Yu Ji: Flesh in Stone
Trained in Western realistic methods at an art academy for many years, Yu Ji decided to return to a Chinese aesthetic system, a fundamentally different world. The artist appropriates the traditional language of Buddhist statues to craft a series of sculptures out of cement. The work collects a range of components of human bodies, the appearance of which still preserves the rough texture of cement, including the traces of mould rims. These body parts are made in shapes which are dissociated from the Western systematic categories they are neither figurative nor abstract, but something in-between. They are naked, mercilessly affixed to the walls with metal brackets. One might fail to read on these bodies any cultural, social or political identity; even sexual features are attenuated. While these bodies might appear fragmentary on the level of physical appearance, in the artist's view, once any identifying signs are cleared, they are in fact more complete, or they simply become purer bodies.
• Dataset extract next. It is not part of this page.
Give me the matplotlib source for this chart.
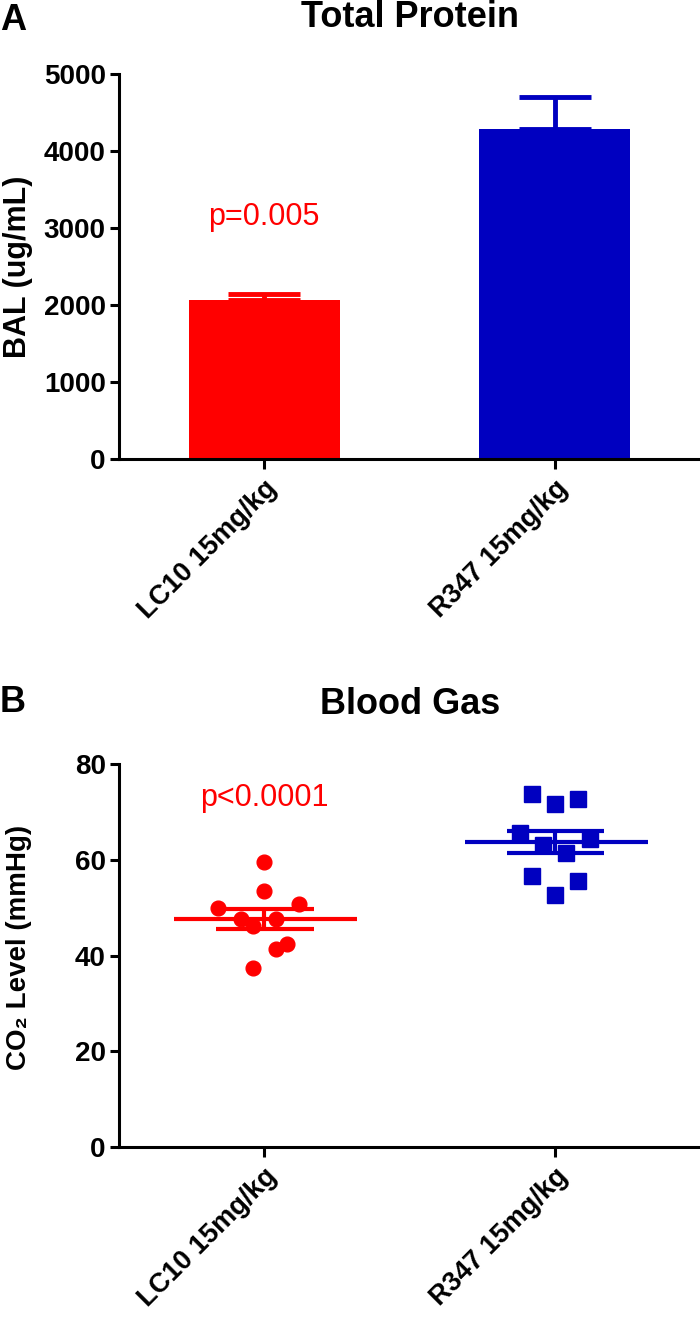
import numpy as np
import matplotlib
matplotlib.use("Agg")
import matplotlib.pyplot as plt

plt.rcParams['font.family'] = ['Liberation Sans', 'DejaVu Sans']

groups = ["LC10 15mg/kg", "R347 15mg/kg"]
colors = ["#ff0000", "#0000c0"]

# panel A: total protein in BAL, mean and SEM
protein_mean = [2070, 4284]
protein_sem = [78, 420]
protein_p = "p=0.005"

# panel B: blood gas CO2, individual animals (x offset within group, value)
lc10_dx = [0.0, 0.0, -0.16, 0.12, -0.08, -0.04, 0.04, 0.08, 0.04, -0.04]
lc10_co2 = [59.6, 53.5, 50.0, 50.7, 47.6, 46.1, 47.6, 42.4, 41.3, 37.4]
r347_dx = [-0.08, 0.0, 0.08, -0.12, -0.04, 0.04, 0.12, -0.08, 0.0, 0.08]
r347_co2 = [73.7, 71.6, 72.7, 65.5, 63.0, 61.5, 64.3, 56.6, 52.6, 55.5]
co2_p = "p<0.0001"

W, H = 700, 1318
fig = plt.figure(figsize=(W / 100, H / 100), dpi=100)

def style_axes(ax):
    for s in ("top", "right"):
        ax.spines[s].set_visible(False)
    for s in ("left", "bottom"):
        ax.spines[s].set_linewidth(2.2)
    ax.tick_params(axis="y", length=6.5, width=2.2, pad=3, labelsize=20)
    ax.tick_params(axis="x", length=7, width=2.2, pad=5, labelsize=19.5)
    ax.set_xlim(-0.5, 1.5)
    ax.set_xticks([0, 1])
    ax.set_xticklabels(groups, fontweight="bold")
    plt.setp(ax.get_xticklabels(), rotation=45, ha="right", va="top",
             rotation_mode="anchor")
    for lab in ax.get_yticklabels():
        lab.set_fontweight("bold")

# ---- A ----
axA = fig.add_axes([119 / W, 1 - 459 / H, 581 / W, 385 / H])
for i in range(2):
    axA.errorbar(i, protein_mean[i], yerr=[[0], [protein_sem[i]]], fmt="none",
                 ecolor=colors[i], elinewidth=3.5, capsize=26, capthick=3.5, zorder=1)
axA.bar([0, 1], protein_mean, width=0.52, color=colors, zorder=2)
axA.set_ylim(0, 5000)
axA.set_yticks(range(0, 5001, 1000))
style_axes(axA)
axA.set_ylabel("BAL (ug/mL)", fontsize=22, fontweight="bold")
axA.yaxis.set_label_coords(-0.148, 0.5)
axA.text(0, 3138, protein_p, color=colors[0], fontsize=22, ha="center", va="center")

# ---- B ----
axB = fig.add_axes([119 / W, 1 - 1147 / H, 581 / W, 383 / H])
for i, (dx, vals, mk, ms) in enumerate([(lc10_dx, lc10_co2, "o", 10.6),
                                         (r347_dx, r347_co2, "s", 11.3)]):
    vals = np.array(vals)
    m = vals.mean()
    sem = vals.std(ddof=1) / np.sqrt(len(vals))
    axB.plot(i + np.array(dx), vals, ls="none", marker=mk, ms=ms,
             color=colors[i], mec=colors[i], zorder=3)
    axB.hlines(m, i - 0.31, i + 0.32, color=colors[i], lw=3, zorder=4)
    axB.hlines([m - sem, m + sem], i - 0.165, i + 0.17, color=colors[i], lw=3, zorder=4)
    axB.vlines(i, m - sem, m + sem, color=colors[i], lw=3, zorder=4)
axB.set_ylim(0, 80)
axB.set_yticks(range(0, 81, 20))
style_axes(axB)
axB.set_ylabel("CO\u2082 Level (mmHg)", fontsize=20, fontweight="bold")
axB.yaxis.set_label_coords(-0.15, 0.52)
axB.text(0, 72.9, co2_p, color=colors[0], fontsize=22, ha="center", va="center")

# titles and panel letters
fig.text(410 / W, 1 - 27 / H, "Total Protein", fontsize=26, fontweight="bold",
         ha="center", va="baseline")
fig.text(410 / W, 1 - 714 / H, "Blood Gas", fontsize=26, fontweight="bold",
         ha="center", va="baseline")
fig.text(0.0, 1 - 30 / H, "A", fontsize=26, fontweight="bold", ha="left", va="baseline")
fig.text(0.0, 1 - 712 / H, "B", fontsize=26, fontweight="bold", ha="left", va="baseline")

fig.savefig("out.png", dpi=100)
Hu Xiaoyuan: Momentary Place
Many of Hu Xiaoyuan's works make use of traditional fabrics and found objects from daily life. From 2015, the artist visited a number of sites in Beijing that had been ruined by unsafe construction materials, and she collected steel bars that had been meant to be used as a tension device in reinforced concrete structures. In Momentary Place, Hu builds a series of new installations with these discarded steel bars, appearing withered, diseased or distorted, and with organic raw silk (xiao) which had been purposefully aged in an outdoor environment for over a year, and immersed, matured and worn by the seasons. They are the simplest structures, repaired and revived through her practice in a most refined and meticulous way, as house, pavilion or tent an imagined dwelling (or habitat), where the natural meets the industrial; the past meets the present; the spatial meets the temporal. As the artist notes, we are all wondering from one moment, one place, to another, as a process, and an outcome.
Zhao Zhao: Fragments
Following a century of political and cultural transformations in China, tradition has become history to be encased in museums, and can be interpreted as a variety of legends; a fragmented reality. This work, by Zhao Zhao, appears to be more critical on everyday existence in contemporary China and made as a statement of this potential anxiety. Immediately after a major explosion rocked the city of Tianjin in August 2015, the artist was one of the first to arrive at the scene. He returned with a large piece of broken glass from the impact of the explosion as evidence of this tragedy. Through a challenging process over an entire year that required extremely precise techniques of cutting and polishing, the artist reproduced thousands of the fragments of glass in copper, assembled as a complete metal plate. It resembles a typical minimalistic artwork at first glance, but through the extraordinary craftsmanship ? the transformation of the original glass into an industrial object, or a geometric abstraction projecting a utopian vision, reimagines everyday reality.